The timing of the valuation announcement also warrants attention. SpaceX is moving earlier than expected, according to BBC News's reporting. Companies accelerate IPO timelines for several reasons: favorable market conditions, internal liquidity needs, or a desire to lock in a price before circumstances change. Given the current environment — federal investigations active, Musk's political capital potentially peaking, the window for favorable regulatory treatment uncertain — the urgency reads less like confidence and more like prudence about what the next twelve months might bring.
None of this means SpaceX is not a real company with real value. It is. But $1.75 trillion is a number that implies a future, not just a present — and the future it implies depends on a federal government that continues to award contracts to a company whose owner is also, in practice, a government insider. That is not a market valuation. That is a bet on political durability. And as public money has shown elsewhere in this administration, political durability is not the same as institutional accountability.
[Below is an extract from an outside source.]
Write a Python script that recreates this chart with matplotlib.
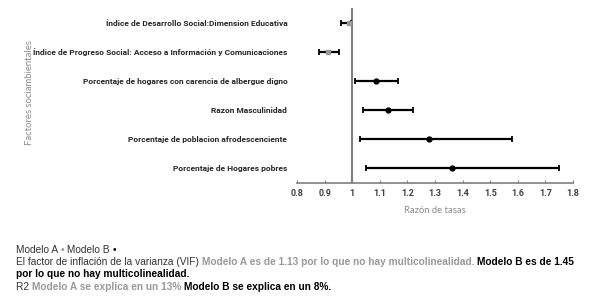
import numpy as np
import matplotlib.pyplot as plt

# factores, de arriba hacia abajo
factores = [
    "Índice de Desarrollo Social:Dimension Educativa",
    "Índice de Progreso Social: Acceso a Información y Comunicaciones",
    "Porcentaje de hogares con carencia de albergue digno",
    "Razon Masculinidad",
    "Porcentaje de poblacion afrodescenciente",
    "Porcentaje de Hogares pobres",
]
razon = [0.99, 0.913, 1.085, 1.13, 1.28, 1.36]
ic_inf = [0.96, 0.88, 1.01, 1.04, 1.03, 1.05]
ic_sup = [0.995, 0.953, 1.165, 1.22, 1.58, 1.75]
modelo = ["A", "A", "B", "B", "B", "B"]
xticks = [0.8, 0.9, 1, 1.1, 1.2, 1.3, 1.4, 1.5, 1.6, 1.7, 1.8]
xticklabels = ["0.8", "0.9", "1", "1.1", "1.2", "1.3", "1.4", "1.5", "1.6", "1.7", "1.8"]

gris = "#999999"
oscuro = "#333333"

fig = plt.figure(figsize=(5.9, 2.99), dpi=100)
ax = fig.add_axes([297 / 590, 1 - 183 / 299, 276 / 590, 175 / 299])

y = np.arange(len(factores))[::-1]
for i in range(len(factores)):
    err = [[razon[i] - ic_inf[i]], [ic_sup[i] - razon[i]]]
    col = gris if modelo[i] == "A" else "black"
    mk = "s" if modelo[i] == "A" else "o"
    ax.errorbar(razon[i], y[i], xerr=err, fmt=mk, color=col, ms=3.5,
                ecolor="black", elinewidth=1.6, capsize=2.2, capthick=1.3)

ax.axvline(1, color="#7f7f7f", lw=1.5, zorder=0)
ax.set_xlim(0.8, 1.8)
ax.set_ylim(-0.5, 5.5)
ax.set_xticks(xticks)
ax.set_xticklabels(xticklabels, fontsize=6.5, fontweight="bold", color="#404040",
                   family="Roboto")
ax.set_yticks(y)
ax.set_yticklabels(factores, fontsize=6.0, fontweight="bold", color="#262626",
                   family="Roboto")
ax.tick_params(axis="y", length=0, pad=7)
ax.tick_params(axis="x", direction="in", length=2.5, color="#7f7f7f", pad=4)
for s in ["top", "right", "left"]:
    ax.spines[s].set_visible(False)
ax.spines["bottom"].set_color("#7f7f7f")
ax.spines["bottom"].set_linewidth(1.2)
ax.set_xlabel("Razón de tasas", fontsize=6.8, color="#8c8c8c", family="Lato",
              labelpad=6)
fig.text(30 / 590, 1 - 93 / 299, "Factores sociambientales", rotation=90,
         fontsize=6.8, color="#8c8c8c", family="Lato", ha="center", va="center")

# notas con colores mezclados
renderer = fig.canvas.get_renderer()
lineas = [
    [("Modelo A ", oscuro, "normal"), ("•", gris, "normal"), (" Modelo B ", oscuro, "normal"),
     ("•", "black", "normal")],
    [("El factor de inflación de la varianza (VIF) ", oscuro, "normal"),
     ("Modelo A es de 1.13 por lo que no hay multicolinealidad. ", gris, "bold"),
     ("Modelo B es de 1.45", "black", "bold")],
    [("por lo que no hay multicolinealidad.", "black", "bold")],
    [("R2 ", oscuro, "normal"), ("Modelo A se explica en un 13% ", gris, "bold"),
     ("Modelo B se explica en un 8%.", "black", "bold")],
]
ys = [250, 262, 274, 287]
for linea, yy in zip(lineas, ys):
    x = 16 / 590
    for txt, c, w in linea:
        t = fig.text(x, 1 - yy / 299, txt, fontsize=7.25, color=c, fontweight=w,
                     family="Liberation Sans", va="center", ha="left")
        bb = t.get_window_extent(renderer)
        x = bb.x1 / fig.bbox.width

fig.savefig("out.png", dpi=100)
The deeper problem for American markets — and for democratic governance — is not whether SpaceX's valuation is accurate. It is that the question is almost impossible to answer cleanly. When a company's revenue is this entangled with the political decisions of its owner, when the owner sits inside the government that writes the checks, the market cannot price the company on its merits. It can only price the politics. If that arrangement becomes a template — if the lesson other billionaires draw from this moment is that the fastest path to a $1.75 trillion valuation runs through a government office — the consequences for competitive markets, for public procurement integrity, and for the basic idea that government contracts go to the best proposal rather than the best-connected owner will be severe and lasting.